Effectively, this means that each node point "owns" all key points that precede it. The exciting (and useful!) quality of this is that adding other nodes will not affect the placement of the existing nodes, since each node's point on the ring is determined solely by the hash function $H(k)$ and information intrinsic to the node itself. In our case, we are hashing the node's fully-qualified, canonical hostname.
Looking again at the diagram, we come up with the following ownership table:
A | 3 | ||||||
---|---|---|---|---|---|---|---|
B | 2 | 4 | 5 | 7 | |||
C | 1 | 6 |
Visually, we can see that $B$ accounts for more than 50% of the ring; our ownership table bears this out. We can correct this disparity by adding another node, and hope that it bisects the arc between $A$ and $B$ (preferably between key points $5$ and $4$).

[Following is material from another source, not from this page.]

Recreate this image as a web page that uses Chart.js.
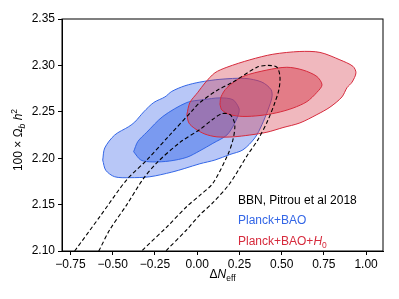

Just for fun, let's go ahead and add that fourth $D$ node, to demonstrate how resilient consistent hashing is:
And here's the updated ownership table:
A | 3 | ||||||
---|---|---|---|---|---|---|---|
B | 4 | 7 | |||||
C | 1 | 6 | |||||
D | 2 | 5 |
Adding new nodes just to balance out statistical clustering is a pretty raw deal. Luckily, there's another way. The more node points we add, the smoother the distribution will be across nodes. What if, instead of adding real, physical nodes, we just assign multiple points to each node? We'll call them virtual nodes:
A good scheme (assuming that we chose an $H(k)$ with good avalanche properties), is to prefix the node name with a number from $0$ to $v - 1$, where $v$ is the number of virtual nodes to create per physical node. Whatever differentiating algorithm, just make sure the clients all know (and agree on) it!
Note that each node now exists as four separate points on the ring. The same ownership behaviors apply (walk the ring clockwise until you hit a node point), so we can regenerate our ownership table:
A | 4 | 7 | |||||
---|---|---|---|---|---|---|---|
B | 1 | 2 | |||||
C | 3 | 5 | 6 |
That's a much more even distribution of the keyspace, and it gets more even as (1) the hash function gets better and (2) the number of virtual nodes goes up.
We can actually use this virtual node trick to weight some nodes differently than others. Let's suppose that node $A$ has twice as much capacity (both I/O and raw disk storage) as the other two nodes. If we assign twice as many virtual nodes (8 instead of 4) to $A$, we should see an increase in the amount of keyspace that $A$ is responsible for:
And here's the new ownership table:
A | 1 | 3 | 4 | 7 | |||
---|---|---|---|---|---|---|---|
B | 2 | ||||||
C | 5 | 6 |
As expected, $A$ now holds twice as much keyspace as either of the other two nodes!